NATO officials had hoped inviting Donald Trump to speak at the dedication of a 9/11 memorial in Brussels would remind of the value of the transatlantic relationship.
The only time the Western alliance’s mutual-defense clause was invoked was after the September 11, 2001 terrorist attacks on the United States.
But Trump used the ceremony at NATO headquarters to berate his allies for not paying “what they’re supposed to be paying for their defense.”
He pointed out that few countries meet the 2-percent spending target they committed to in 2014.
“This is not fair to the people and taxpayers of the United States,” said Trump.
It isn’t. But the American ignored that countries gave themselves until 2024 to meet the target and he mistakes spending as a proxy for commitment.
Take Greece. It spends 2 percent of its gross domestic product on defense and has done so for years. Yet it contributes almost nothing to NATO operations around the world.
Northern and Western European countries, by contrast, like Denmark, France and the Netherlands, spend less than 2 percent on defense, but their ships patrol the Mediterranean and the Gulf of Aden against smugglers and pirates, their warplanes bomb Islamic State targets in Iraq and their soldiers train security forces in Afghanistan — all alongside American counterparts.
It’s one thing to fund your military. It’s another to use it.
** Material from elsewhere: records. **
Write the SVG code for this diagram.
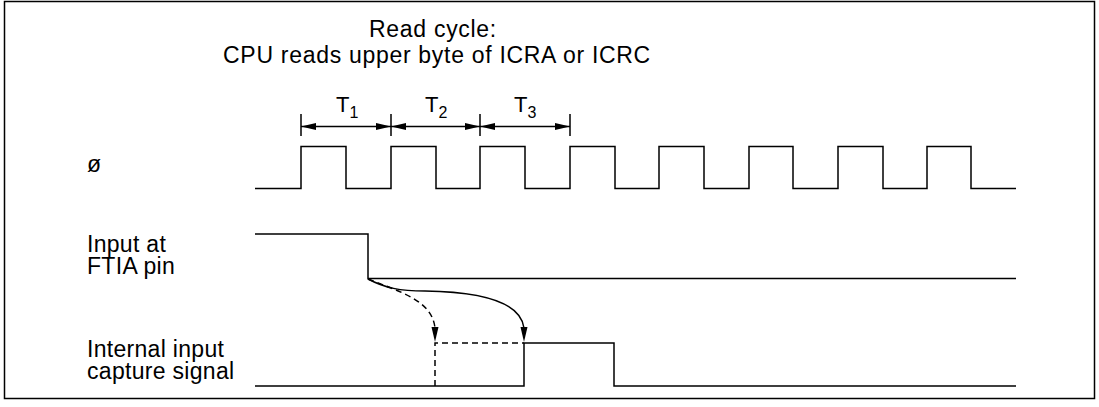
<svg xmlns="http://www.w3.org/2000/svg" width="1099" height="407" viewBox="0 0 1099 407">
<style>
text{font-family:"Liberation Sans",Arial,sans-serif;fill:#000}
.lbl{font-size:23px;letter-spacing:0.3px}
.ttl{font-size:23px;letter-spacing:0.7px;text-anchor:middle}
.tt{font-size:22px}
.sub{font-size:16px}
.w{fill:none;stroke:#000;stroke-width:1.5}
.d{fill:none;stroke:#000;stroke-width:1.5;stroke-dasharray:6,4}
.ah{fill:#000;stroke:none}
</style>
<defs>
<marker id="dim" viewBox="0 0 15 7" refX="15" refY="3.5" markerWidth="15" markerHeight="7" markerUnits="userSpaceOnUse" orient="auto-start-reverse">
<path d="M0,0 L15,3.5 L0,7 z" fill="#000"/>
</marker>
</defs>
<rect x="4.5" y="1.5" width="1090" height="397" fill="#fff" stroke="#000" stroke-width="1.5"/>
<g id="title">
<text class="ttl" x="433" y="37">Read cycle:</text>
<text class="ttl" x="437" y="63">CPU reads upper byte of ICRA or ICRC</text>
</g>
<g id="dimensions">
<path class="w" d="M301,114 V136 M391,114 V136 M480,114 V136 M570,114 V136" stroke-width="1.2"/>
<line class="w" x1="301" y1="126.5" x2="391" y2="126.5" stroke-width="1.2" marker-start="url(#dim)" marker-end="url(#dim)"/>
<line class="w" x1="391" y1="126.5" x2="480" y2="126.5" stroke-width="1.2" marker-start="url(#dim)" marker-end="url(#dim)"/>
<line class="w" x1="480" y1="126.5" x2="570" y2="126.5" stroke-width="1.2" marker-start="url(#dim)" marker-end="url(#dim)"/>
<text class="tt" x="336" y="112">T<tspan class="sub" dy="6">1</tspan></text>
<text class="tt" x="425" y="112">T<tspan class="sub" dy="6">2</tspan></text>
<text class="tt" x="514" y="112">T<tspan class="sub" dy="6">3</tspan></text>
</g>
<g id="clock">
<text class="lbl" x="87" y="172">ø</text>
<path class="w" d="M255,188.5 H301 V146.5 H346 V188.5 H391 V146.5 H436 V188.5 H480 V146.5 H525 V188.5 H570 V146.5 H615 V188.5 H659 V146.5 H704 V188.5 H749 V146.5 H793 V188.5 H838 V146.5 H883 V188.5 H927 V146.5 H971 V188.5 H1016"/>
</g>
<g id="ftia">
<text class="lbl" x="87" y="252">Input at</text>
<text class="lbl" x="87" y="274">FTIA pin</text>
<path class="w" d="M255,234 H368 V278.5 H1016"/>
</g>
<g id="capture">
<text class="lbl" x="87" y="357">Internal input</text>
<text class="lbl" x="87" y="379">capture signal</text>
<path class="w" d="M255,386 H524 V343 H614 V386 H1016"/>
<path class="d" d="M435,386 V343 H524"/>
</g>
<g id="connectors">
<path class="d" d="M368,279 C400,292 432,300 435,328"/>
<polygon class="ah" points="435,342 431.5,327 438.5,327"/>
<path class="w" d="M368,279 C385,288 400,291 425,291 C490,292 521,305 524,328"/>
<polygon class="ah" points="524,342 520.5,327 527.5,327"/>
</g>
</svg>
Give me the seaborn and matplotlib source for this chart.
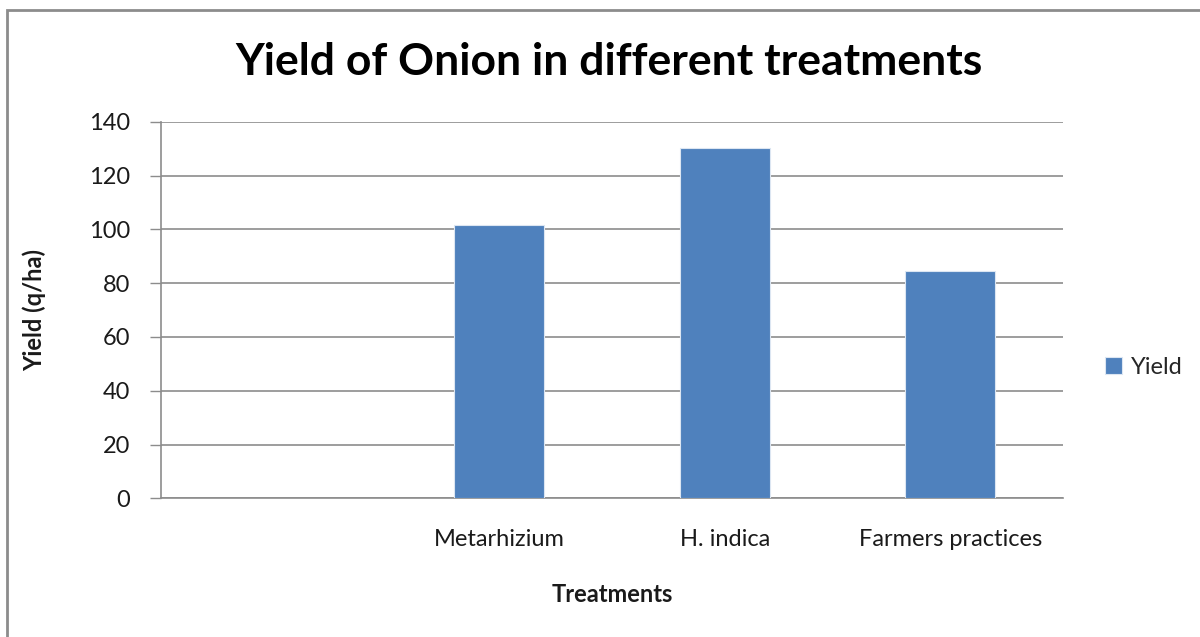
import numpy as np
import pandas as pd
import matplotlib
matplotlib.use("Agg")
import matplotlib.pyplot as plt
import seaborn as sns
from matplotlib.patches import Rectangle

# ── Data ──────────────────────────────────────────────────────────────────────
categories = ["", "Metarhizium", "H. indica", "Farmers practices"]
treatments = ["Metarhizium", "H. indica", "Farmers practices"]
yields     = [101.6, 130.3, 84.4]
series     = "Yield"

y_ticks = [0, 20, 40, 60, 80, 100, 120, 140]

df = pd.DataFrame({"Treatment": treatments, "Yield": yields, "Series": series})

# ── Style ─────────────────────────────────────────────────────────────────────
sns.set_style("white")
plt.rcParams["font.family"] = ["Lato", "DejaVu Sans"]

bar_color  = "#4F81BD"
grid_color = "#8C8C8C"
text_color = "#1a1a1a"
fs         = 17

fig = plt.figure(figsize=(12, 6.37), dpi=100)
ax  = fig.add_axes([161 / 1200, 1 - 498.3 / 637, (1063 - 161) / 1200, (498.3 - 121.7) / 637])

sns.barplot(data=df, x="Treatment", y="Yield", hue="Series", order=categories,
            palette=[bar_color], saturation=1, width=0.4, dodge=False,
            edgecolor="#DCE6F2", linewidth=0.8, ax=ax, zorder=3)

ax.set_ylim(0, 140)
ax.set_xlim(-0.5, len(categories) - 0.5)
ax.set_yticks(y_ticks)
ax.set_yticklabels([str(t) for t in y_ticks], fontsize=fs, color=text_color)
ax.tick_params(axis="y", length=8, width=1, color=grid_color, pad=14, direction="out", left=True)
ax.tick_params(axis="x", length=0, pad=22, labelsize=fs, labelcolor=text_color)
ax.yaxis.grid(True, color=grid_color, linewidth=1.2, zorder=0)
ax.set_axisbelow(True)

for side in ["top", "right"]:
    ax.spines[side].set_visible(False)
ax.spines["left"].set_color(grid_color)
ax.spines["bottom"].set_color(grid_color)
ax.spines["left"].set_linewidth(1.2)
ax.spines["bottom"].set_linewidth(1.2)

ax.set_xlabel("Treatments", fontsize=fs, fontweight="bold", color=text_color, labelpad=24)
ax.set_ylabel("Yield (q/ha)", fontsize=fs, fontweight="bold", color=text_color)
ax.yaxis.set_label_coords(-0.127, 0.5)

fig.suptitle("Yield of Onion in different treatments", x=609 / 1200, y=1 - 62 / 637,
             va="center", fontsize=32, fontweight="bold", color="black")

handles, labels = ax.get_legend_handles_labels()
ax.legend(handles, labels, loc="center left", bbox_to_anchor=(1084 / 1200, 1 - 367 / 637),
          bbox_transform=fig.transFigure, frameon=False, fontsize=fs,
          handlelength=0.7, handleheight=0.7, handletextpad=0.4)

# outer chart border (only top and left visible in the crop)
fig.patches.append(Rectangle((7 / 1200, -0.1), 1.2, 1.1 - 10 / 637, transform=fig.transFigure,
                             fill=False, edgecolor="#8C8C8C", linewidth=2))

plt.savefig("out.png", dpi=100)
plt.close()
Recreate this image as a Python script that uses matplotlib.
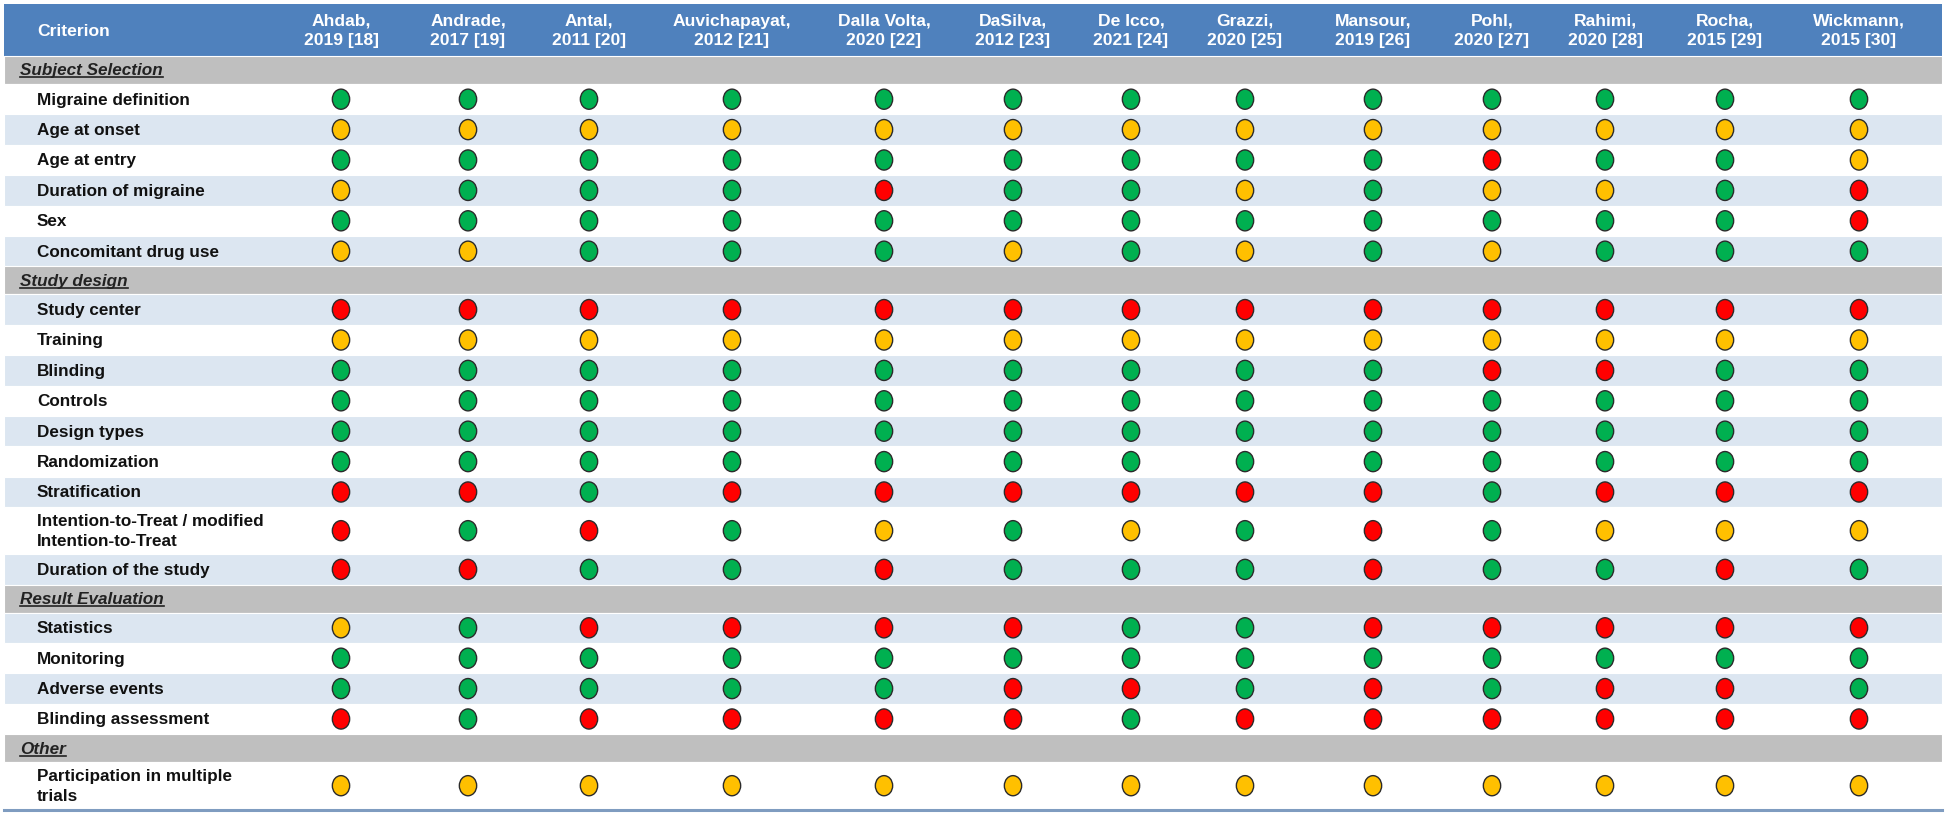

Trump added insult to injury by claiming the Canadians and Europeans “owe massive amounts of money from past years and not paying in those past years.”
This is false. NATO is not a protection racket.
Even now, the 2-percent spending target is not set in stone. Before 2014, it was only a guideline.
Trump seems to be under the impression that America’s allies made a promise and broke it. They didn’t.
It’s bad enough he made these mistakes as a presidential candidate. For him to repeat them as the most powerful leader in NATO is extremely disconcerting.